### Your instructions
Look for the word "diagram" in each line and report the count of matching lines, with nothing added.

[Rows from a dataset of charts and code]
## Start

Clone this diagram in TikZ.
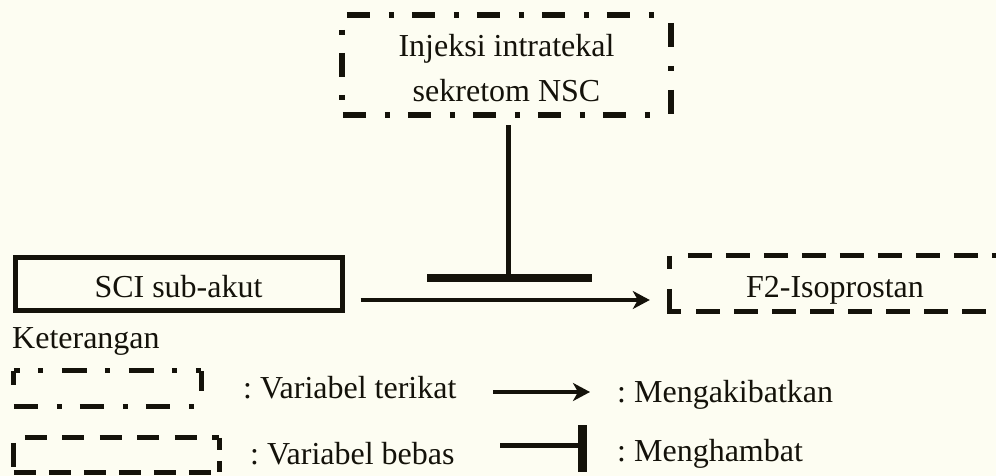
\documentclass[tikz,border=0pt]{standalone}
\usepackage{fontspec}
\setmainfont{Liberation Serif}
\usetikzlibrary{arrows.meta}
\definecolor{paper}{RGB}{253,253,242}
\definecolor{ink}{RGB}{20,18,10}
\frenchspacing
\begin{document}
\begin{tikzpicture}[x=1pt,y=-1pt,
  lbl/.style={font=\fontsize{32}{45}\selectfont, text=ink, inner sep=0pt},
  boxnode/.style={lbl, align=center},
  ddash/.style={draw=ink, line width=5.5pt, dash pattern=on 23pt off 19pt on 5pt off 18pt},
  sdash/.style={draw=ink, line width=5pt, dash pattern=on 24pt off 14pt},
  causes/.style={draw=ink, line width=4.8pt, -{Stealth[length=17pt,width=18pt,inset=5pt]}},
  stem/.style={draw=ink, line width=5pt},
  bar/.style={draw=ink, line width=8.5pt},
  keytext/.style={lbl, anchor=base west},
]
\fill[paper] (0,0) rectangle (996,476);
\useasboundingbox (0,0) rectangle (996,476);

% treatment: dash-dot framed box
\node[boxnode, minimum width=329pt, minimum height=100pt] (inj) at (506.5,65)
  {\rule{0pt}{28pt}Injeksi intratekal\\sekretom NSC};
\draw[ddash] ([xshift=5pt]inj.north west) -- ([xshift=-10pt]inj.north east);
\draw[ddash, dash pattern=on 5pt off 18pt on 24pt off 18pt]
  ([yshift=-15pt]inj.north west) -- ([yshift=14pt]inj.south west);
\draw[ddash, dash pattern=on 24pt off 19pt on 5pt off 19pt]
  ([yshift=-8pt]inj.north east) -- ([yshift=1pt]inj.south east);
\draw[ddash] ([xshift=1pt]inj.south west) -- ([xshift=-15pt]inj.south east);

% injury: solid box
\node[boxnode, draw=ink, line width=5pt, minimum width=327pt, minimum height=53pt,
  text height=27pt, text depth=0pt] (sci) at (178.5,283.5) {SCI sub-akut};

% outcome: dashed box running off the right edge
\node[boxnode, minimum width=330pt, minimum height=55pt,
  text height=27pt, text depth=0pt] (f2) at (835,283.5) {F2-Isoprostan};
\draw[sdash] ([xshift=18pt]f2.north west) -- (f2.north east);
\draw[sdash, dash pattern=on 13pt off 20pt on 34pt off 15pt on 24pt off 14pt on 24pt off 14pt
  on 24pt off 14pt on 24pt off 14pt on 24pt off 14pt on 24pt off 14pt on 24pt off 14pt
  on 24pt off 14pt on 24pt off 14pt]
  (f2.north west) -- (f2.south west) -- (f2.south east);

% causal arrow and inhibition
\draw[causes] ([xshift=16pt,yshift=-16.5pt]sci.east) -- ([xshift=-20pt,yshift=-16.5pt]f2.west);
\coordinate (tb) at (508,278);
\draw[stem, shorten <=10pt] (inj.south -| tb) -- (tb);
\draw[bar] ([xshift=-81pt]tb) -- ([xshift=84pt]tb);

% legend
\node[keytext] (ket) at (12,348) {Keterangan};

\node[minimum width=187pt, minimum height=35pt, inner sep=0pt] (lg1) at (107.5,388.5) {};
\draw[ddash, line width=4.8pt, dash pattern=on 25pt off 18pt on 5pt off 19pt, dash phase=19pt]
  (lg1.north west) -- (lg1.north east);
\draw[ddash, line width=4.8pt, dash pattern=on 14pt off 30pt] (lg1.north west) -- (lg1.south west);
\draw[ddash, line width=4.8pt, dash pattern=on 20pt off 30pt] (lg1.north east) -- (lg1.south east);
\draw[ddash, line width=4.8pt, dash pattern=on 24pt off 19pt on 5pt off 18pt]
  (lg1.south west) -- ([xshift=-7pt]lg1.south east);
\node[keytext] (t1) at (243,398) {: Variabel terikat};

\node[minimum width=205pt, minimum height=34pt, inner sep=0pt] (lg2) at (116.5,455) {};
\draw[sdash, line width=4.8pt, dash pattern=on 22pt off 15.5pt]
  ([xshift=11pt]lg2.north west) -- (lg2.north east);
\draw[sdash, line width=4.8pt, dash pattern=on 12pt off 11pt on 11pt off 30pt]
  (lg2.north east) -- (lg2.south east);
\draw[sdash, line width=4.8pt, dash pattern=on 24pt off 20pt]
  ([yshift=-5pt]lg2.north west) -- (lg2.south west);
\draw[sdash, line width=4.8pt, dash pattern=on 22pt off 13pt]
  (lg2.south west) -- (lg2.south east);
\node[keytext] (t2) at (250,464) {: Variabel bebas};

\coordinate (a1) at (493,392);
\coordinate (a2) at (590,392);
\draw[causes] (a1) -- (a2);
\node[keytext] (t3) at (617,402) {: Mengakibatkan};

\coordinate (h1) at (500,445);
\coordinate (h2) at (582,445);
\draw[stem] (h1) -- (h2);
\draw[bar, line width=9pt] ([yshift=20pt]h2) -- ([yshift=-27pt]h2);
\node[keytext] (t4) at (617,461) {: Menghambat};
\end{tikzpicture}
\end{document}
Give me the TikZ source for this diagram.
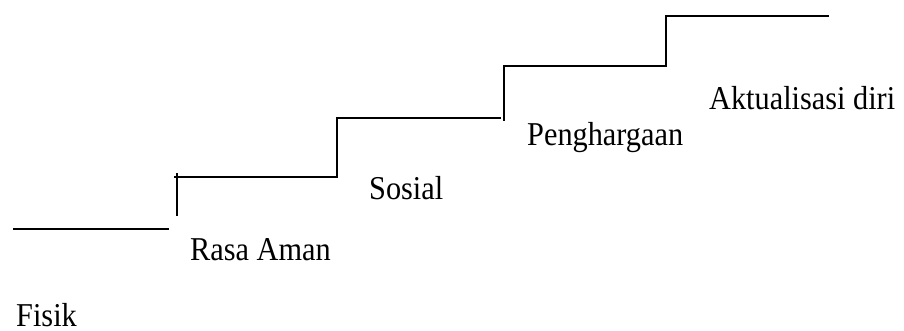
\documentclass[tikz,border=0pt]{standalone}
\usepackage{fontspec}
\usepackage{graphicx}
\setmainfont{Liberation Serif}
\newcommand{\tallword}[1]{\scalebox{1}[1.1]{#1}}
\begin{document}
\begin{tikzpicture}[x=1pt,y=-1pt,
  stair/.style={line width=2.2pt,line cap=rect},
  level/.style={anchor=base west,inner sep=0pt,font=\fontsize{30.3}{36}\selectfont}]
\useasboundingbox (0,0) rectangle (904,331);
% stairs, from the bottom step upward
\draw[stair] (14,229) -- (168,229);
\draw[stair] (177,215) -- (177,174);
\draw[stair] (175,177) -- (337,177) -- (337,118) -- (500,118);
\draw[stair] (504,120) -- (504,66) -- (666,66) -- (666,16) -- (828,16);
% level labels
\node[level] (fisik) at (16,326.5) {\tallword{Fisik}};
\node[level] (aman) at (190,260) {\tallword{Rasa Aman}};
\node[level] (sosial) at (369,200) {\tallword{Sosial}};
\node[level] (harga) at (527,146) {\tallword{Penghargaan}};
\node[level] (aktual) at (709,110) {\tallword{Aktualisasi diri}};
\end{tikzpicture}
\end{document}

## End

### Expected output
2